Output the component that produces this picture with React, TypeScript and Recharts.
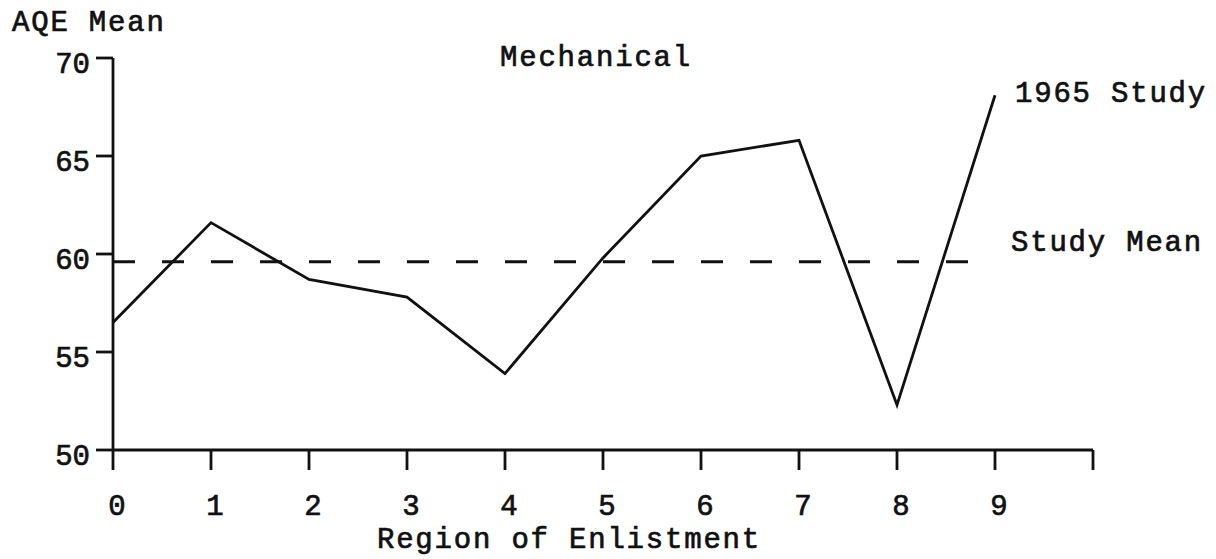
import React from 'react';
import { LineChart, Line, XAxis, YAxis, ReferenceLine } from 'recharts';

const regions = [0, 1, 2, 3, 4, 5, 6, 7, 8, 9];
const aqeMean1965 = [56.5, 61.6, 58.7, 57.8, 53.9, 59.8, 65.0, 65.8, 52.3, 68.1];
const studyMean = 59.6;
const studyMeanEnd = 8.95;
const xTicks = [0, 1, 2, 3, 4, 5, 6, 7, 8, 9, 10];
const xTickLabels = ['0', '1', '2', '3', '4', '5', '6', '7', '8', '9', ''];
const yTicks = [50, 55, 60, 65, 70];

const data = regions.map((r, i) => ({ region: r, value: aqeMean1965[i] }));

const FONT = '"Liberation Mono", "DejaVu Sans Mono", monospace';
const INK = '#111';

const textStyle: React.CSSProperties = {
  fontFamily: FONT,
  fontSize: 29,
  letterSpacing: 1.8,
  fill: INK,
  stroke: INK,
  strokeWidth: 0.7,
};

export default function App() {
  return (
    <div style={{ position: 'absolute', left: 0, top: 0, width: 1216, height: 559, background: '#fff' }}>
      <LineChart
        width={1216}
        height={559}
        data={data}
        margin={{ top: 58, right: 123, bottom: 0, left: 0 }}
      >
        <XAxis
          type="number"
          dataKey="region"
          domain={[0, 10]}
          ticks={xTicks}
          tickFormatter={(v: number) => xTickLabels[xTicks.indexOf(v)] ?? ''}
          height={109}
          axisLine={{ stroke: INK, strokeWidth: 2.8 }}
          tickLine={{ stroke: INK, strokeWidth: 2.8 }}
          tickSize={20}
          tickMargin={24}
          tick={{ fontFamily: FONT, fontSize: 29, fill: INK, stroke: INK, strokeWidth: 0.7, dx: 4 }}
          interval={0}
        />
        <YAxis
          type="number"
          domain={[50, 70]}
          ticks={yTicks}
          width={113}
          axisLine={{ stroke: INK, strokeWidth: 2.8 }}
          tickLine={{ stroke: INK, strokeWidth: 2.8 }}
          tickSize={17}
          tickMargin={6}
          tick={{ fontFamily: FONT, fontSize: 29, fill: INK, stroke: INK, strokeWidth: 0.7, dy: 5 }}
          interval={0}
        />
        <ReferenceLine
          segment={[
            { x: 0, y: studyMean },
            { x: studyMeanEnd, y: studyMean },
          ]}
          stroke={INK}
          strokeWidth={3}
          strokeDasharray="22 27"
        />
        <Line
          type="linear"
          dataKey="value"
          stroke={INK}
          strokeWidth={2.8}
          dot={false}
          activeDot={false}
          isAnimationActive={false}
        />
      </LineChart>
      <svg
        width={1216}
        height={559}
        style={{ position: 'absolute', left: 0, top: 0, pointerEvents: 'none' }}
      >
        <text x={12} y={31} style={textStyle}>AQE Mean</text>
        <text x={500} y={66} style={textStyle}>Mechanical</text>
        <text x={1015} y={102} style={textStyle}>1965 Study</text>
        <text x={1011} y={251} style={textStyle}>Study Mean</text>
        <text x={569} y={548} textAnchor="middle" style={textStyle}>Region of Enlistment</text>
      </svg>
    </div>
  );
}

++++++

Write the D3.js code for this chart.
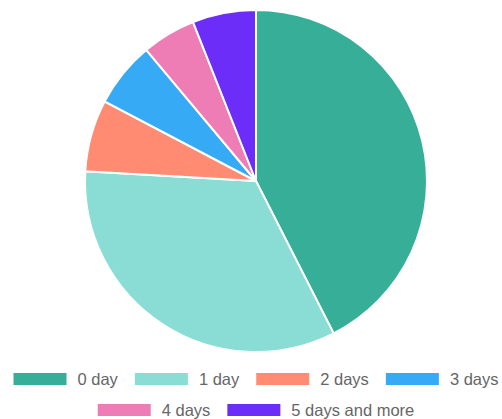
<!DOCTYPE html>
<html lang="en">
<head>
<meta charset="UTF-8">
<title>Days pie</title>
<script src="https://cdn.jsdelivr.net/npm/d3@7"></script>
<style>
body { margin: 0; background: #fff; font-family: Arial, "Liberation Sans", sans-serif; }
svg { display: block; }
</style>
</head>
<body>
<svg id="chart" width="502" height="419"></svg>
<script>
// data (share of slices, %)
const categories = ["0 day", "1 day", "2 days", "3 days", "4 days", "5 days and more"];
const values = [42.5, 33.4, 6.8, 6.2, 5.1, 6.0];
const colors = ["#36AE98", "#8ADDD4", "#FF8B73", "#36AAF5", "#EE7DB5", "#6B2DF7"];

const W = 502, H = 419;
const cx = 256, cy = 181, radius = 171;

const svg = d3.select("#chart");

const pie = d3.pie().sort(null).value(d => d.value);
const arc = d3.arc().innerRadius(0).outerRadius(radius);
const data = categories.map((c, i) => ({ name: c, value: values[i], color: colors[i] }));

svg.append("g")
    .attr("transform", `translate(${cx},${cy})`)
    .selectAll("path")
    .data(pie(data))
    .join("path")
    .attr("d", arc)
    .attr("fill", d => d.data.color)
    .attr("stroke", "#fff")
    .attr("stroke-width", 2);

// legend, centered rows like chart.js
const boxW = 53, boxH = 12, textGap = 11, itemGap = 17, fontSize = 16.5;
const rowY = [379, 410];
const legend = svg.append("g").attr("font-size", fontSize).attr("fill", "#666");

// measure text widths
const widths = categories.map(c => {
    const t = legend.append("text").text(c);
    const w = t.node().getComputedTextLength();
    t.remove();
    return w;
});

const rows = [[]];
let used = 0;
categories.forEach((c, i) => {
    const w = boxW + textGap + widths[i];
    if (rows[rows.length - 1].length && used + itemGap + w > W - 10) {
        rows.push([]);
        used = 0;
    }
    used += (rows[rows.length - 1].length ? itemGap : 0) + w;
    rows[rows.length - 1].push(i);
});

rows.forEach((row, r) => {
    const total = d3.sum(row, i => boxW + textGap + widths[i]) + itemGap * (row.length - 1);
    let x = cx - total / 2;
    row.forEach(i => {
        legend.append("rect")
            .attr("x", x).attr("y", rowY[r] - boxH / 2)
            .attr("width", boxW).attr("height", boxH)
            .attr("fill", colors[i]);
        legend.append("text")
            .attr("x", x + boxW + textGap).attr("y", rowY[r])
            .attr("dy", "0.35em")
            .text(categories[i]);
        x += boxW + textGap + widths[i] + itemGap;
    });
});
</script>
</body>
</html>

++++++

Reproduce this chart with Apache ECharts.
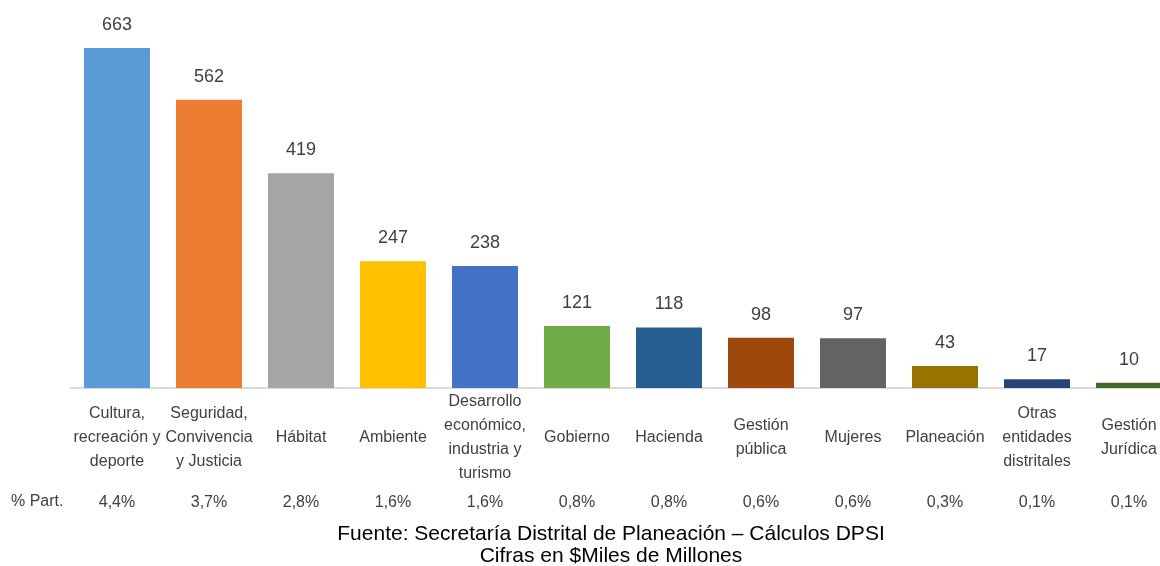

++++++

Problem statement. Gather, from the listing above, every line carrying the word "picture".

Correct response.
Output the component that produces this picture with React, TypeScript and Recharts.

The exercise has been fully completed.